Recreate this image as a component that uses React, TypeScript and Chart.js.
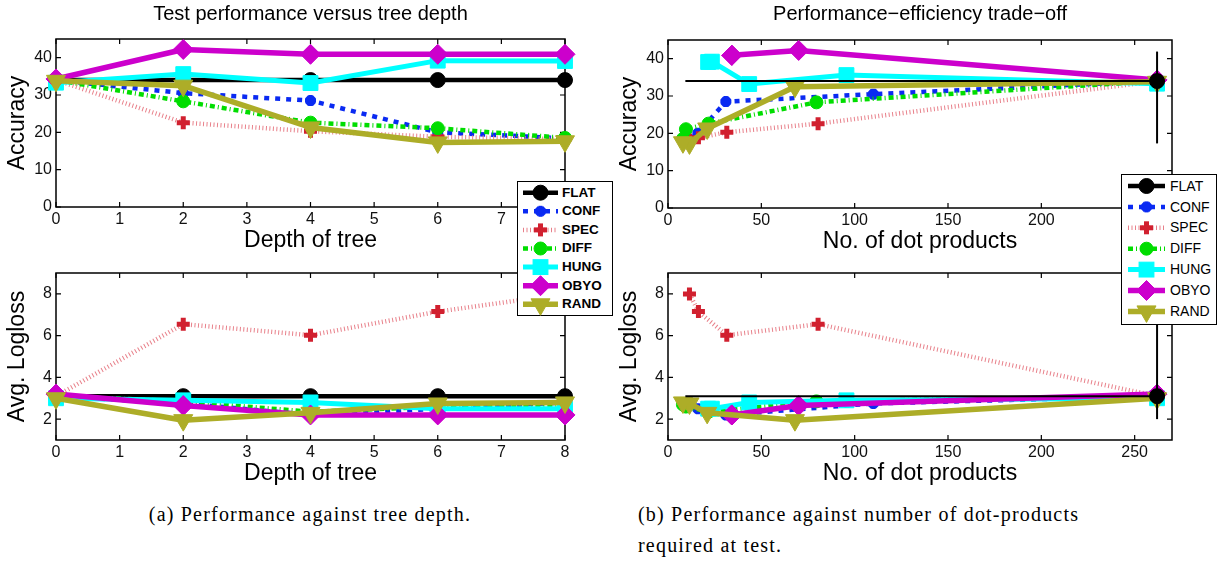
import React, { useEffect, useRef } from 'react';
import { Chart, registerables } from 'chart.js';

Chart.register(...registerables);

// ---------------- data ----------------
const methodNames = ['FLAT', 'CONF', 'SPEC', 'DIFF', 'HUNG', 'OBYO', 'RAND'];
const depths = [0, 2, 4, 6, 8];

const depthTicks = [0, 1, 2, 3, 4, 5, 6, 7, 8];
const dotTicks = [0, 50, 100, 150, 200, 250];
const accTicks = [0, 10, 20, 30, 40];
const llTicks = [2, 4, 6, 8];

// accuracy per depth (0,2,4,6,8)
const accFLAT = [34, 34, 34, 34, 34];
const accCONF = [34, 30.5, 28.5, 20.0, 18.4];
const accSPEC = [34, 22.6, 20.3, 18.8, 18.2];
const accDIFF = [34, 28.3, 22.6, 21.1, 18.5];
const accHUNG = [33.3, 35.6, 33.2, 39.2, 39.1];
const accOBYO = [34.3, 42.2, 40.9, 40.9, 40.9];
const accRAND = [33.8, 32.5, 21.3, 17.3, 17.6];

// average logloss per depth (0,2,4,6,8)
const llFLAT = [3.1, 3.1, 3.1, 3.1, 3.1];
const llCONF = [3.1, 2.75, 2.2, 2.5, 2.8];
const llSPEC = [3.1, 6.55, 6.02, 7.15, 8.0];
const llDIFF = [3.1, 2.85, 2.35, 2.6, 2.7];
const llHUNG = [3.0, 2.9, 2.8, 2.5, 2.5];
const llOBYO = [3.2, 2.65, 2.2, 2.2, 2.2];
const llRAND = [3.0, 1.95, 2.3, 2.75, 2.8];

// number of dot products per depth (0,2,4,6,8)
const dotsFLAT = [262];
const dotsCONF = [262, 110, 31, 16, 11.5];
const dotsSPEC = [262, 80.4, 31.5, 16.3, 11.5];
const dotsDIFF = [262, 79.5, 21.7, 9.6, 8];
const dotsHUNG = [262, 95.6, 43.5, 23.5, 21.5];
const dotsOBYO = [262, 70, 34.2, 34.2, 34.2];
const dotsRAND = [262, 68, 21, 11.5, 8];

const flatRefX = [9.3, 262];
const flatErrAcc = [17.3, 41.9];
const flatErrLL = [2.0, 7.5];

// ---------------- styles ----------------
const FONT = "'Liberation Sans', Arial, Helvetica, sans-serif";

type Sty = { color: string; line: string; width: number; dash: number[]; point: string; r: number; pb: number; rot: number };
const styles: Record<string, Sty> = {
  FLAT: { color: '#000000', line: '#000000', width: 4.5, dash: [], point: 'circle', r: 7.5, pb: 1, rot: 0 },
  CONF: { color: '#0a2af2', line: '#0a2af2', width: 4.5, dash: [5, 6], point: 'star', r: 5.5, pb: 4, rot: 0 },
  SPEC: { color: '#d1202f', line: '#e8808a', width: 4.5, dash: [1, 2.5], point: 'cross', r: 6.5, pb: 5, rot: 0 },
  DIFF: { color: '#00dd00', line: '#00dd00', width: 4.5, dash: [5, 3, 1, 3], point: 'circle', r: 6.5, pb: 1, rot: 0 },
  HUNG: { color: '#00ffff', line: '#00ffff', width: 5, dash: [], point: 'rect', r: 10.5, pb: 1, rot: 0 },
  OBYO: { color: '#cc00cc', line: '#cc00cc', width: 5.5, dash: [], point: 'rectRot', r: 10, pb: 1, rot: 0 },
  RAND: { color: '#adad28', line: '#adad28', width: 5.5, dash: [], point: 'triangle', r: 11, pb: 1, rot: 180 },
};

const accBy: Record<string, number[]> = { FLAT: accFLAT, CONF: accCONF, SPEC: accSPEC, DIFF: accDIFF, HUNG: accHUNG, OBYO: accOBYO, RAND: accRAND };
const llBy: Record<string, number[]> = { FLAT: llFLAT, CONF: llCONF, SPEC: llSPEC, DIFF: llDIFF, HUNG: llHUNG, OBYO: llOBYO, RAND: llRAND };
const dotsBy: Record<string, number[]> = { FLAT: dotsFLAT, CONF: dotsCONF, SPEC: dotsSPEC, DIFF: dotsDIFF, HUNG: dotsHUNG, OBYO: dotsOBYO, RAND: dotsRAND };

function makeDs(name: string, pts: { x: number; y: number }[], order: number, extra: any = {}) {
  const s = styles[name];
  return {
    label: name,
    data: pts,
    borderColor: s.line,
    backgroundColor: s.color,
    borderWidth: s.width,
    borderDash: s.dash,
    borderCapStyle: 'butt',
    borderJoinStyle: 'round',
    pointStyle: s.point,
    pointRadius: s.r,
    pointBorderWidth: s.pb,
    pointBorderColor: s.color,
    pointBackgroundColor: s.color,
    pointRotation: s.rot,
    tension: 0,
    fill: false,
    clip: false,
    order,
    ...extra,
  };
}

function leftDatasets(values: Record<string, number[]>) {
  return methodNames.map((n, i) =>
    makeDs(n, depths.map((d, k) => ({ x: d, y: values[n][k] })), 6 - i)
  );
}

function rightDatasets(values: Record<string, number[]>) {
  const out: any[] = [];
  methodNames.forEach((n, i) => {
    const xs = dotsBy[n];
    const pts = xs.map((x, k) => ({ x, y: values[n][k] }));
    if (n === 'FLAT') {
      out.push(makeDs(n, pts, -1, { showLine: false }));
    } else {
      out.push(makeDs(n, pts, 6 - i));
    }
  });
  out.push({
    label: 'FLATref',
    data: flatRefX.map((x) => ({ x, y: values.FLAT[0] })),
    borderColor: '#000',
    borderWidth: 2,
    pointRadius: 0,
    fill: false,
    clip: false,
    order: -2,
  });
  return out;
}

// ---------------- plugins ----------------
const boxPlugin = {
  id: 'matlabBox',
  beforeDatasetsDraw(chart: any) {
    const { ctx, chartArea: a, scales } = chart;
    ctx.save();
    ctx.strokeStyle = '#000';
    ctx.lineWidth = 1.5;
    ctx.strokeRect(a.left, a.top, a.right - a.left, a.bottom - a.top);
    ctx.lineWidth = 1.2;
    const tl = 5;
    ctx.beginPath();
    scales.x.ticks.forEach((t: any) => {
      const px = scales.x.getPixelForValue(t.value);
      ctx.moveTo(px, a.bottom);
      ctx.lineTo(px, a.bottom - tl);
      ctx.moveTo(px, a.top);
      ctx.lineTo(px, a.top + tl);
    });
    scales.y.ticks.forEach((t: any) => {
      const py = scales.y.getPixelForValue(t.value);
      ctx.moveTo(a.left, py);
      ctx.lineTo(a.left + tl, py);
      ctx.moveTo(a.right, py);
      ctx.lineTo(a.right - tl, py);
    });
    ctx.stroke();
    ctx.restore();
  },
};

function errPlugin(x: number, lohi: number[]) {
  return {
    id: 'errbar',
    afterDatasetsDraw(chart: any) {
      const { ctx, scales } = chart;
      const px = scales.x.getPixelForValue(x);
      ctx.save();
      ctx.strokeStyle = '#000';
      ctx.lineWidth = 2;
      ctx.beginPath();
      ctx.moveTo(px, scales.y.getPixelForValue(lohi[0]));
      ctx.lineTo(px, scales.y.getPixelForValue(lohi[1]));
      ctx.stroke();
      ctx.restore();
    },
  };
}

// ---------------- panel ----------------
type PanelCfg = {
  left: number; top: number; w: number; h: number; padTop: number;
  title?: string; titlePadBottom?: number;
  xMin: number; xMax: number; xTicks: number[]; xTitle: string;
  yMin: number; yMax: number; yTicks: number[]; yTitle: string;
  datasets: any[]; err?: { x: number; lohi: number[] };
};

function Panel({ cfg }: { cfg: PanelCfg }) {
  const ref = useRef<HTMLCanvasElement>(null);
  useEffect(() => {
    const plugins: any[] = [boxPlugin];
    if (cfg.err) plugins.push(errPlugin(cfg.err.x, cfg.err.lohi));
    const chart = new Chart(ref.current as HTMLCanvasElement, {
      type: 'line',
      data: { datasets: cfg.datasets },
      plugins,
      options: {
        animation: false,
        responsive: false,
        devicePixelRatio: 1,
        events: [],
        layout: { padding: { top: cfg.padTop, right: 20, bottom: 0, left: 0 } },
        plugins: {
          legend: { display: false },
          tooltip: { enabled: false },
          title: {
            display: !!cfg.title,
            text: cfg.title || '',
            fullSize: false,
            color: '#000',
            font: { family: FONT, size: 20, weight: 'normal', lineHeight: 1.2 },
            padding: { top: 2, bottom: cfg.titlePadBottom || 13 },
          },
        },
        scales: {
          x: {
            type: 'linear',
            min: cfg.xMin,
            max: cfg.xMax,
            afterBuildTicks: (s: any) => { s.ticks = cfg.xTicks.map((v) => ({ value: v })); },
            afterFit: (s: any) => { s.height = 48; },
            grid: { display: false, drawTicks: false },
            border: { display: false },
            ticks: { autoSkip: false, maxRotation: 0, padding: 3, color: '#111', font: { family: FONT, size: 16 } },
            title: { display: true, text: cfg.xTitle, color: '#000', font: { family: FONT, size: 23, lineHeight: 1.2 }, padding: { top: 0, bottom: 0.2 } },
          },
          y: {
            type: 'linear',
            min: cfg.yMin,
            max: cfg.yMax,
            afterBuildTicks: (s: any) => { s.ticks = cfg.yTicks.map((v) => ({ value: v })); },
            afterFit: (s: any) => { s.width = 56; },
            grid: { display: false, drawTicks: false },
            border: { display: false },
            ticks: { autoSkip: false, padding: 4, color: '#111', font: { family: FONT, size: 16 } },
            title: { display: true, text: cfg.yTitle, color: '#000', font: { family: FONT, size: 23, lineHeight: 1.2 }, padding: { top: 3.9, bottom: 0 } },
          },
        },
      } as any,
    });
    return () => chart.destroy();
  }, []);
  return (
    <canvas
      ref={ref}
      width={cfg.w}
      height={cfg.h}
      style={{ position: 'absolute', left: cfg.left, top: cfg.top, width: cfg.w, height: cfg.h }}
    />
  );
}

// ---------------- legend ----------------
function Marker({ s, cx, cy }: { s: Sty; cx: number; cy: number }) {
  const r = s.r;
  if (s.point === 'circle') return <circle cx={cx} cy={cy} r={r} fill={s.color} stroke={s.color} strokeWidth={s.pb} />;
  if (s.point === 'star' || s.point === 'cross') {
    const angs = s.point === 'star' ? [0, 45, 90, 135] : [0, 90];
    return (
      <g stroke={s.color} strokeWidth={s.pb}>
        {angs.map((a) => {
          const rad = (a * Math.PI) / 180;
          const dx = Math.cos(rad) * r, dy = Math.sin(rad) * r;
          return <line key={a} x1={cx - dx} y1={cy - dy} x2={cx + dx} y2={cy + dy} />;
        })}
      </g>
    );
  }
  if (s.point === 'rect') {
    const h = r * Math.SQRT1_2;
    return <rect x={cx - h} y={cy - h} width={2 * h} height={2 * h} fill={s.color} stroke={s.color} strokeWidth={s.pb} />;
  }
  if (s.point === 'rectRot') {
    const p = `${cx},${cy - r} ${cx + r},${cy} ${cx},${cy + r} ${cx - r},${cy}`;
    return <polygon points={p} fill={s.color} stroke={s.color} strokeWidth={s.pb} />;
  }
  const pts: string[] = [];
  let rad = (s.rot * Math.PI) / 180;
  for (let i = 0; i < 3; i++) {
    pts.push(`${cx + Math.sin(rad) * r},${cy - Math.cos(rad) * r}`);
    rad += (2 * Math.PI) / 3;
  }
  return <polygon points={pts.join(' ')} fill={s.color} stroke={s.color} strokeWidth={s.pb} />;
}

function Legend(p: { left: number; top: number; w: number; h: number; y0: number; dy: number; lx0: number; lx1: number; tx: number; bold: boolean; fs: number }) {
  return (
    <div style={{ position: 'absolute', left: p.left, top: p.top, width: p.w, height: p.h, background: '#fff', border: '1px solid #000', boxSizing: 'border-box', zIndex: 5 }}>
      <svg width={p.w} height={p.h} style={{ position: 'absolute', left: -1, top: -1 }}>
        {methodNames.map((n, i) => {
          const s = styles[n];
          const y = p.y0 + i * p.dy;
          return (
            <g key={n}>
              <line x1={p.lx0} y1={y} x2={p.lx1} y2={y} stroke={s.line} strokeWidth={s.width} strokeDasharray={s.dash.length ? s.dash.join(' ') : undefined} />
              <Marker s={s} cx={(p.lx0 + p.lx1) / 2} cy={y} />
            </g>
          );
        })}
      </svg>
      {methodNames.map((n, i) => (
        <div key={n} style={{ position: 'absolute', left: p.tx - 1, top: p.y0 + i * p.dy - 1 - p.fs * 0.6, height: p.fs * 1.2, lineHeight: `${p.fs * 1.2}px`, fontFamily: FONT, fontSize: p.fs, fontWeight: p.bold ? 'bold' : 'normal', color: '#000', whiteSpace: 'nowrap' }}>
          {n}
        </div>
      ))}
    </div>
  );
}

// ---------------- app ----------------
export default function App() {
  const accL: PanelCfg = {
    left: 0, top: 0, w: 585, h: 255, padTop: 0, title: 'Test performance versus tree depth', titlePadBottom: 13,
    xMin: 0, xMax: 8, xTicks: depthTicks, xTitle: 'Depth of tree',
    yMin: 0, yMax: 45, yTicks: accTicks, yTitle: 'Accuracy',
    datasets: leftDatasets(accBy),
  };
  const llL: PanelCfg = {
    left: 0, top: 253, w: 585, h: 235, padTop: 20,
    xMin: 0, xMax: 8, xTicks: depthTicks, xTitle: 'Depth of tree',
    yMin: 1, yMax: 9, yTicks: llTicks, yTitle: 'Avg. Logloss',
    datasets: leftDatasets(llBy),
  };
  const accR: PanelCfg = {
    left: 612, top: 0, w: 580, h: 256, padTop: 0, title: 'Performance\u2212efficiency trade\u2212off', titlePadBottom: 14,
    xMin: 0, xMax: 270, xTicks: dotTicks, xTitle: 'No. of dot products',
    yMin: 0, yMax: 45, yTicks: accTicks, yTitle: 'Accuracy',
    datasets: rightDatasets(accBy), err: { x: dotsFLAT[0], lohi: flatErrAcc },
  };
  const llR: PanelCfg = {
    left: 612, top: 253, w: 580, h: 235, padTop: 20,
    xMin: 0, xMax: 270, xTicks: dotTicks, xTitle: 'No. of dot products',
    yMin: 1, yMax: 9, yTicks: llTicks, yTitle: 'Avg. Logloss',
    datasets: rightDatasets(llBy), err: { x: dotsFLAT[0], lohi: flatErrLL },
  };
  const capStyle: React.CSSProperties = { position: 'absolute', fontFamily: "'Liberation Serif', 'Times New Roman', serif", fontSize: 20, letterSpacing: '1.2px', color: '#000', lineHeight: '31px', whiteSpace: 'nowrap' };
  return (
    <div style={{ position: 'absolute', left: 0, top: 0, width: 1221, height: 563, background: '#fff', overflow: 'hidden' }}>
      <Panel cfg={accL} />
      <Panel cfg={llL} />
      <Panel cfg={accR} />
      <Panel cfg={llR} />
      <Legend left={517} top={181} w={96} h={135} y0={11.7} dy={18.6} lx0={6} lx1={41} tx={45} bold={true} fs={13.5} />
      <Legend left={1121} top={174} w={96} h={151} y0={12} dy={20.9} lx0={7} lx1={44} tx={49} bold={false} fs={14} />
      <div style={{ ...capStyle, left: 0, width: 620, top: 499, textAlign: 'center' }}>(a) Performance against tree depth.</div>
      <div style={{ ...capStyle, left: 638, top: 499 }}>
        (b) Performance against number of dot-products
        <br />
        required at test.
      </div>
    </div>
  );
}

..........

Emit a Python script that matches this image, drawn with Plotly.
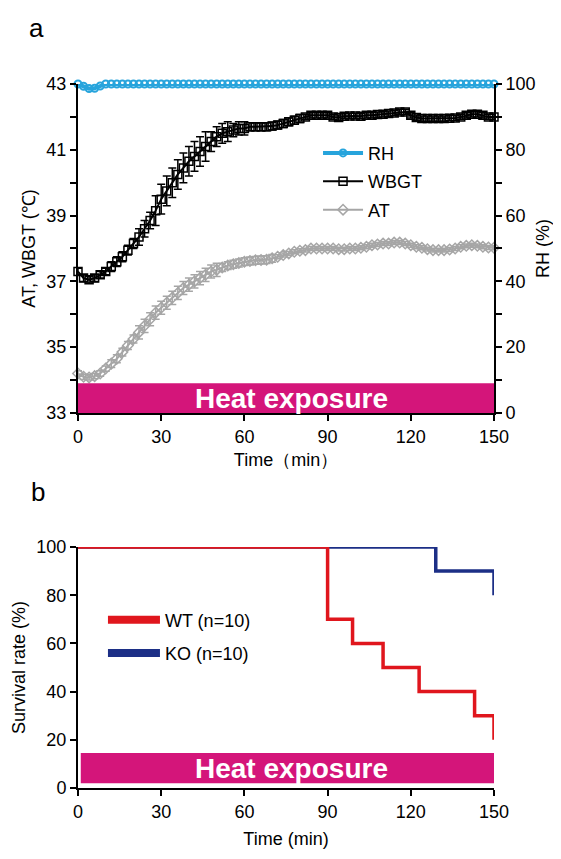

..........

Problem >> Taking the entries above, extract every line from the one bearing "Recreate this image" through the one bearing "Chart.register(...registerables);", exactly, with no pictures.

Complete output >>
Recreate this image as a component that uses React, TypeScript and Chart.js.
import React, { useEffect, useRef } from 'react';
import { Chart, registerables } from 'chart.js';

Chart.register(...registerables);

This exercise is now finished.